Mas há ainda mais e ainda pior. A par da “garimpagem privada” que, tal como a prostituição, só em teoria é combatida, o “negócio” depressa alastrou ao setor público onde se desenvolveu uma cultura de pilhagem a que raros investigadores escapam.

Passo a explicar, até por ser uma “praia” que frequento há dezenas de anos. As investigações arqueológicas, ancestralmente entregues a estudantes em férias sob a égide de académicos credíveis e interessados, passou, entretanto, a ser pasto de dezenas de “empresas privadas” a quem o Estado contratualiza os serviços de exploração. Sociedades controladas na maioria por agentes do Estado envolvidos no processo, não espanta a garantia de negócios lucrativos: se nada aparece de relevante, a “empreitada” é a “despachar”; se surgem “peças boas”, sacam-se pela calada da noite e ainda voam mais alto do que no Egipto, no século XIX; e se aparecem cacos tudo bem, pois assim se reforçam ajudas de custo e currículos e se alimenta a indústria de restauros que também tem direito à vida.

Há muito procurado para emitir pareceres técnicos sobre peças antigas, e vítima como os demais portugueses de confinamento físico, em 2020 fui surpreendido pela mostragem de peças que, na posse de privados, não conseguiram “passaporte” fácil para sair de Portugal. Desde sempre interessado em promover a defesa do nosso património e cultura, e com muito tempo livre, entre outras preciosidades que me foram presentes dei-me ao cuidado de, recentemente, destacar uma coleção que integra milhares de peças do Paleolítico e que será uma das mais importantes “jazidas” extraída numa só “estação”, em todo o mundo.

Resgatada, há décadas, por um amador, sob a ameaça constante da burocracia e da “ciência oficial”, que neste caso optaram por privilegiar uma abusiva extração de areias, nunca a “autópsia” ao local foi promovida.

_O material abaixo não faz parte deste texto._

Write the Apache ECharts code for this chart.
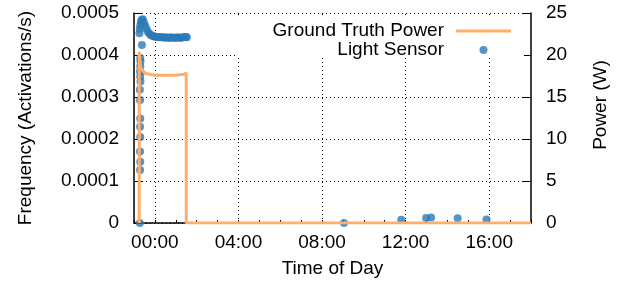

E, no entanto, pela morfologia e composição dos artefactos, tudo ali aponta para que o povoamento da Europa se tenha iniciado há centenas de milhares de anos e pelo Estreito de Gibraltar.

Há cerca de dois meses, quando anunciei este “achado” em crónica que mereceu várias publicações e milhares de visualizações, acrescentei ser essa também a tese adiantada por novos autores que, com base em estudos genéticos, sugeriam que os nossos primitivos seriam berberes e não caucasianos. Para minha surpresa, dias depois, também a revista “Super Interessante” avançava com a mesma tese, baseada num extenso artigo de um reputado autor espanhol fundamentado em provas arqueológicas bem menos consistentes do que as que Portugal dispõe.

Tendo, desde sempre, os legítimos proprietários deste “resgate” manifestado firme vontade em o disponibilizar aos “estudiosos” de carreira, quando divulguei a sua existência acreditei, ingenuamente, que em breve seria contatado por alguém. No entanto, apesar das explícitas fotos que acompanhavam o texto “Adão e Eva”, nunca tal veio a acontecer. Inconformado, resolvi então informar alguns investigadores nacionais, na berra, da existência desta coleção. No entanto, espantosamente ou talvez não, nenhum respondeu a uma comunicação que certamente fará as delícias de qualquer Instituto Europeu da especialidade.

Um verdadeiro sarilho se tal vier a acontecer, comprovando uma pandemia negada por todos os interesses dominantes, em Portugal. Como tudo indicia, refiro-me ao “vírus da corrupção” contra a qual parece não haver vacina disponível nos próximos anos.